7.3 M&A, Consolidation, and Strategic Exits
Consolidation is likely to accelerate between 2026 and 2030. Strategic acquirers include large Indian banks seeking digital capability, foreign financial institutions entering the Indian market, and technology platforms pursuing embedded finance ownership. These trends align with broader fintech M&A patterns tracked by global advisory firms.
7.4 The Digital Banking License Question
A standalone digital bank licensing regime remains absent in India. If introduced, such licenses would likely require capital adequacy, governance, and supervisory standards comparable to Upper Layer NBFCs. While balance sheet autonomy would increase, regulatory burden would rise materially, limiting eligibility to well-capitalized platforms.
Key Conclusions and Investment Recommendations
8.1 Optimize LTV to CAC or Exit the Market
The defining determinant of long-term viability is unit economics. Platforms must prioritize customer cohorts with higher lifetime value and reduce indiscriminate acquisition spending. Predictive analytics and cohort-based optimization will separate sustainable players from capital-dependent ones.
8.2 Treat Compliance as a Competitive Advantage
Regulatory readiness is now a strategic moat. Neo-banks that embed compliance, auditability, and explainable decisioning into their core architecture will gain trust from regulators, partner banks, and institutional investors.
8.3 Build Ecosystem-Level Embedded Finance
Long-term value creation will accrue to platforms that integrate deeply into enterprise and consumer workflows. Embedded finance, API-driven distribution, and Banking-as-a-Service models create structural lock-in, lower CAC, and enable contextual monetization.
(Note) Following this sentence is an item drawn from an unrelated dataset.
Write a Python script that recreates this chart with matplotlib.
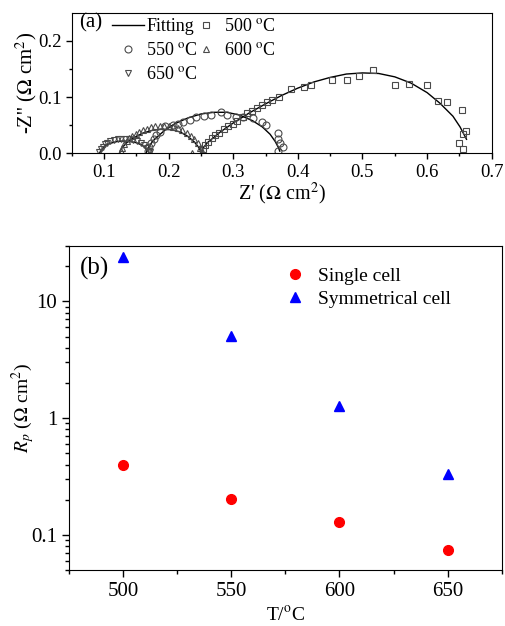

Financial Intelligence Table: Profit, Loss, and Strategic Signal
| Indicator | Positive Signal | Negative Signal | Strategic Interpretation |
|---|---|---|---|
| Revenue Growth | Consistent YoY Increase | Volatile or Flat | Market Validation |
| Net Loss Trend | Narrowing Losses | Expanding Losses | Operational Discipline |
| LTV to CAC Ratio | ≥ 3:1 | < 2:1 | Sustainability Risk |
| Revenue Mix | SaaS / Lending Led | Transaction Heavy | Margin Stability |
| Capital Dependency | Declining | Frequent Fundraising | Survivability Risk |
Closing Strategic Insight
Indian neo-banking represents a structural reimagining of financial intermediation in a digital-first economy. However, success will not be determined by the speed of customer acquisition alone. The long-term winners will be those that align product-led monetization with disciplined unit economics and rigorous regulatory compliance.
The market will reward platforms that convert scale into durable revenue and treat governance not as an obligation, but as a foundational capability embedded into their operating model.